Published 2 years ago by , Updated July 24th, 2013 at 9:40 am,

Christopher Nolan is the epitome of being a stickler when it comes to the filmmaking process. His insight into filmmaking is a touchstone for many aspiring directors (and movie enthusiasts).

The Dark Knight Rises is just a few months away from release and the director took the time speak to the people of the DGA about why he prefers to shoot in IMAX, the balance of practical effects versus CGI in his movies, and why he doesn’t shoot films in 3D.

Today, most filmmakers shoot their movies digitally – as opposed to actual film stock – but Nolan is a proponent of using the traditional method of shooting. Here is what he had to say about the change:

“For the last 10 years, I’ve felt increasing pressure to stop shooting film and start shooting video, but I’ve never understood why. It’s cheaper to work on film, it’s far better looking, it’s the technology that’s been known and understood for a hundred years, and it’s extremely reliable. I think, truthfully, it boils down to the economic interest of manufacturers and [a production] industry that makes more money through change rather than through maintaining the status quo. We save a lot of money shooting on film and projecting film and not doing digital intermediates. In fact, I’ve never done a digital intermediate. Photochemically, you can time film with a good timer in three or four passes, which takes about 12 to 14 hours as opposed to seven or eight weeks in a DI suite. That’s the way everyone was doing it 10 years ago, and I’ve just carried on making films in the way that works best and waiting until there’s a good reason to change. But I haven’t seen that reason yet.”

It should be noted that the reason why Nolan didn’t shoot Inception in IMAX is because he was “trying to portray the reality of dreams rather than their extraordinary nature – so we used a handheld camera and shot it in a more spontaneous way.” Nolan wasn’t afraid to hold back in the interview and candidly spoke about the real dangers of film disappearing. Voicing his opinions on the matter, he brought a collection of filmmakers together to address how traditional film stock can be saved, but also how digital films can be used as well:

“I’ve kept my mouth shut about this for a long time and it’s fine that everyone has a choice, but for me the choice is in real danger of disappearing. So right before Christmas I brought some filmmakers together and showed them the prologue for The Dark Knight Rises that we shot on IMAX film, then cut from the original negative and printed. I wanted to give them a chance to see the potential, because I think IMAX is the best film format that was ever invented. It’s the gold standard and what any other technology has to match up to, but none have, in my opinion. The message I wanted to put out there was that no one is taking anyone’s digital cameras away. But if we want film to continue as an option, and someone is working on a big studio movie with the resources and the power to insist [on] film, they should say so.
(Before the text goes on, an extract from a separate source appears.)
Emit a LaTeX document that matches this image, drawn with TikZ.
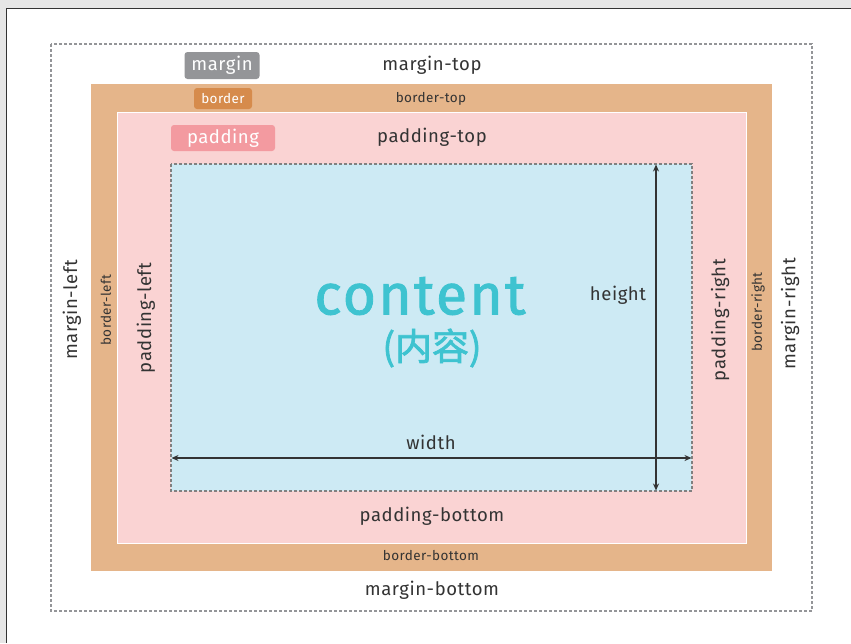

I felt as if I didn’t say anything, and then we started to lose that option, it would be a shame. When I look at a digitally acquired and projected image, it looks inferior against an original negative anamorphic print or an IMAX one.”
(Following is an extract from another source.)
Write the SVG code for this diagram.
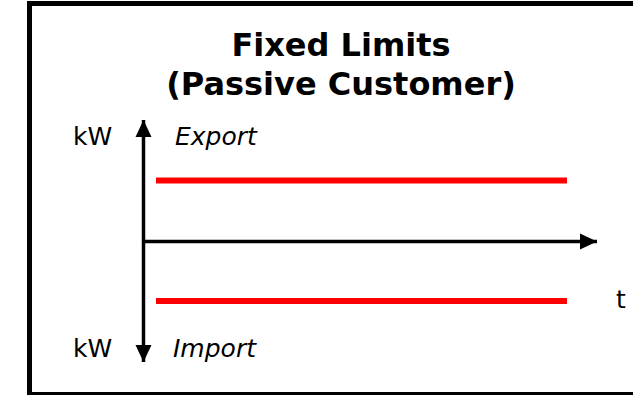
<svg xmlns="http://www.w3.org/2000/svg" width="633" height="395" viewBox="0 0 633 395">
  <style>
    .frame { fill: #ffffff; stroke: #000000; stroke-width: 5; }
    .title { font-family: "DejaVu Sans", Verdana, sans-serif; font-weight: bold; font-size: 32px; fill: #000000; text-anchor: middle; }
    .label { font-family: "DejaVu Sans", Verdana, sans-serif; font-size: 25px; fill: #000000; }
    .italic { font-style: italic; }
    .axis { stroke: #000000; stroke-width: 3.5; fill: none; }
    .limit { stroke: #ff0000; stroke-width: 6; fill: none; }
  </style>
  <defs>
    <marker id="arrow" markerUnits="userSpaceOnUse" markerWidth="18" markerHeight="18" viewBox="0 0 18 18" refX="17" refY="9" orient="auto">
      <path d="M0,1 L17,9 L0,17 Z" fill="#000000"/>
    </marker>
  </defs>

  <rect width="633" height="395" fill="#ffffff"/>

  <!-- outer frame, right edge runs off the canvas -->
  <rect id="frame" class="frame" x="29.5" y="3.5" width="620" height="391"/>

  <g id="title">
    <text class="title" x="341" y="56">Fixed Limits</text>
    <text class="title" x="341" y="95">(Passive Customer)</text>
  </g>

  <!-- axes -->
  <g id="axes">
    <line class="axis" x1="143.5" y1="241.5" x2="143.5" y2="120" marker-end="url(#arrow)"/>
    <line class="axis" x1="143.5" y1="241.5" x2="143.5" y2="362" marker-end="url(#arrow)"/>
    <line class="axis" x1="142" y1="241.5" x2="597" y2="241.5" marker-end="url(#arrow)"/>
  </g>

  <!-- export / import limits -->
  <g id="limits">
    <line id="export-limit" class="limit" x1="156" y1="180.5" x2="567" y2="180.5"/>
    <line id="import-limit" class="limit" x1="156" y1="301" x2="567" y2="301"/>
  </g>

  <g id="labels">
    <text class="label" x="73" y="145">kW</text>
    <text class="label italic" x="175" y="145">Export</text>
    <text class="label" x="73" y="357">kW</text>
    <text class="label italic" x="173" y="357">Import</text>
    <text class="label" x="616" y="308">t</text>
  </g>
</svg>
If a remarkable filmmaker like Nolan has something to say, its probably best to listen – and when it comes to the state of film making, then he deserves undivided attention. The fact that he wants to keep the spirit of traditional shooting alive says a lot about the director, but it also addresses the state of the industry itself. As a result, its encouraging that he wants to keep that tradition alive.

batman vs bane Christopher Nolan Talks IMAX, 3D & CGI in Movies

Batman and Bane in ‘The Dark Knight Rises’

Nolan admits that he uses CGI in his films, but he uses it to tell the story instead of making it a large-scale visual spectacle. He believes that there is a fine line between how a movie uses CGI, and that he has no interest in making the big-budget blockbusters. Here’s what he had to say:

“The thing with computer-generated imagery is that it’s an incredibly powerful tool for making better visual effects. But I believe in an absolute difference between animation and photography. However sophisticated your computer-generated imagery is, if it’s been created from no physical elements and you haven’t shot anything, it’s going to feel like animation. There are usually two different goals in a visual effects movie. One is to fool the audience into seeing something seamless, and that’s how I try to use it. The other is to impress the audience with the amount of money spent on the spectacle of the visual effect, and that, I have no interest in. We try to enhance our stunt work and floor effects with extraordinary CGI tools like wire and rig removals. If you put a lot of time and effort into matching your original film elements, the kind of enhancements you can put into the frames can really trick the eye, offering results far beyond what was possible 20 years ago. The problem for me is if you don’t first shoot something with the camera on which to base the shot, the visual effect is going to stick out if the film you’re making has a realistic style or patina. I prefer films that feel more like real life, so any CGI has to be very carefully handled to fit into that.”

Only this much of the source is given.